クラウドに限らず、ネットワーク越しにシステムを利用する例は多い。管理負荷を軽減する必要性から多くの企業が、仮想化技術を使ってサーバーを特定の拠点に集約したり、データセンターに移すといった取り組みを進めている。なかでもサーバー仮想化技術を採用している企業は、既に半数を超えている。
当然、各拠点で業務を遂行するうえでは、ネットワーク回線の障害は致命的なトラブルにつながる。企業ユーザーは、こうした点についてどう考え、備えているか。今回の調査では、ネットワークインフラのバックアップ体制について尋ねた。
その結果、主要拠点を結ぶ回線では、50.3%のユーザーが何らかの冗長化対策を取っていることが分かった。広い地域に分散し、数が多い中小拠点でも4分の1近くの24.3%が、バックアップ手段を講じている(図1)。

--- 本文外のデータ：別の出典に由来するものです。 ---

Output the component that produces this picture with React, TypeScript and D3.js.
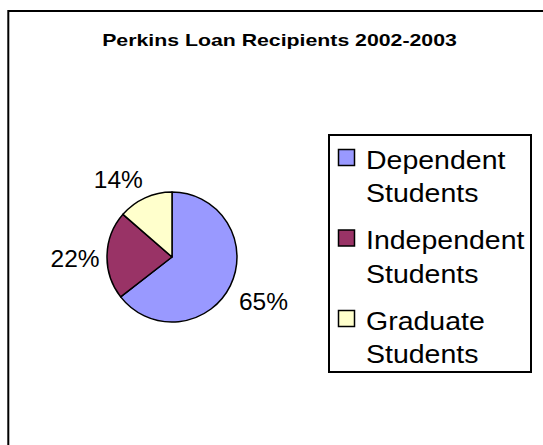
import * as d3 from "d3";

// chart data
const categories = ["Dependent Students", "Independent Students", "Graduate Students"];
const shares = [64.5, 21.9, 13.6];
const colors = ["#9999FF", "#993366", "#FFFFCC"];
const title = "Perkins Loan Recipients 2002-2003";

const W = 543;
const H = 445;
const cx = 172;
const cy = 257;
const R = 65;
const font = "'Liberation Sans', Arial, sans-serif";

function labelPos(a: number, w: number, h: number) {
  // anchor just outside the rim, then push the text box away from the pie
  const ar = R + 9;
  const s = Math.sin(a);
  const c = Math.cos(a);
  const ax = cx + ar * s;
  const ay = cy - ar * c;
  const dx = Math.abs(s) > 0.3 ? Math.sign(s) * w / 2 : s * w / 2;
  const dy = Math.abs(c) > 0.3 ? -Math.sign(c) * h / 2 : -c * h / 2 + 3;
  return [ax + dx, ay + dy];
}

export default function App() {
  const pie = d3.pie<number>().sort(null).value((d) => d);
  const arcs = pie(shares);
  const arc = d3.arc<d3.PieArcDatum<number>>().innerRadius(0).outerRadius(R);
  const total = d3.sum(shares);

  return (
    <div style={{ position: "absolute", left: 0, top: 0 }}>
      <svg width={W} height={H} style={{ display: "block", background: "#fff" }}>
        <rect x={8.3} y={11} width={W + 20} height={H + 20} fill="#fff" stroke="#000" strokeWidth={2} />
        <text
          x={279.5}
          y={46}
          textAnchor="middle"
          fontFamily={font}
          fontWeight="bold"
          fontSize={16.5}
          transform="translate(279.5,0) scale(1.29,1) translate(-279.5,0)"
        >
          {title}
        </text>

        <g transform={`translate(${cx},${cy})`}>
          {arcs.map((d, i) => (
            <path key={i} d={arc(d) || ""} fill={colors[i]} stroke="#000" strokeWidth={1.5} strokeLinejoin="round" />
          ))}
        </g>

        {arcs.map((d, i) => {
          const mid = (d.startAngle + d.endAngle) / 2;
          const [x, y] = labelPos(mid, 48, 22);
          return (
            <text key={i} x={x + 1} y={y + 9.5} textAnchor="middle" fontFamily={font} fontSize={24.5} fill="#000">
              {Math.round((d.value / total) * 100) + "%"}
            </text>
          );
        })}

        <rect x={329} y={135} width={202} height={237} fill="#fff" stroke="#000" strokeWidth={2} />
        {categories.map((c, i) => {
          const y0 = 169 + i * 80.5;
          const words = c.split(" ");
          return (
            <g key={c}>
              <rect x={338.5} y={y0 - 19.5} width={16} height={16} fill={colors[i]} stroke="#000" strokeWidth={1.5} />
              {words.map((w, j) => (
                <text
                  key={j}
                  x={366}
                  y={y0 + j * 33.5}
                  fontFamily={font}
                  fontSize={25}
                  transform={`translate(366,0) scale(1.14,1) translate(-366,0)`}
                >
                  {w}
                </text>
              ))}
            </g>
          );
        })}
      </svg>
    </div>
  );
}
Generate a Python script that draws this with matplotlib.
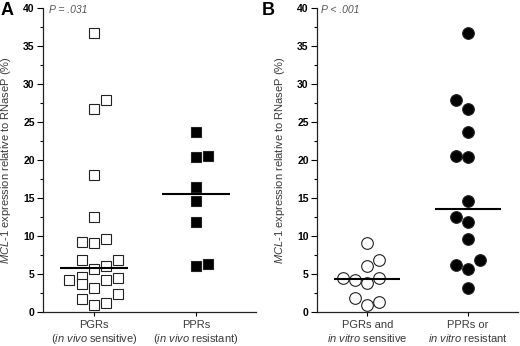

バックアップに使う回線種別では、インターネットVPNを使う企業が2割強でトップとなった。次いでアクセス回線のみの冗長化が約2割。固定費を抑えられるISDNのダイアルアップも依然、根強く残っている(図2)。
地域を問わず使えるインターネットVPN
インターネットVPNは、料金面もさることながら、利用可能なエリアが広いことが利点である。マブチモーターでは、国内本社のデータセンターと海外拠点間のメイン回線に国際IP-VPNを採用し、バックアップにインターネットVPNを使う構成にしている。
というのも、「アジアの地方都市などでは、企業向け回線そのものを、なかなか確保できない。xDSLなら使える地域が比較的広いこともあって、どうしてもインターネットVPNを使うケースが多くなる」(平岡副主任)からだ。
主要拠点で使っているサービス別に見ると、バックアップ回線の装備率が高いのは広域イーサネットやイーサネット専用線のユーザー(図3)。広域イーサネットユーザーの53.2%が中継網まで含めたバックアップ手段を用意している。次いで多いのはNTT東西の地域IP網を使うフレッツ・グループなどのVPNサービスのユーザーである。
一方、IP-VPNはバックアップ回線の併用率が28.2%と低い。これは、フレームリレーなどの代替として広域イーサネットより早く浸透したことが関連しているようだ。
自動車部品メーカーのウェッズでは、これまで128k~1Mビット/秒のIP-VPNで基幹系ネットを構成していた。各拠点にはもう1系統、情報系システム用のブロードバンド回線を引き込んでいたが、IP-VPN側の帯域が足りず、2回線を使った冗長構成が取れていなかった。
それを2010年に、10年ぶりにサービスを見直し、割安なイーサアクセスを導入した。星野匡彦システム部システム課課長代理は、「IP-VPNを3Mビット/秒に増強したことで、ブロードバンドと相互に切り替える冗長構成が取れた」と話す。バックアップ用の回線料金を無駄にしない工夫としては、このように通常時に2系統の回線にトラフィックを振り分けるアクティブ構成を取り入れるのも一つの手法として確立している。調査結果では、主要拠点で約44%、中小拠点でも約33%と多くの企業が採用している(図4)。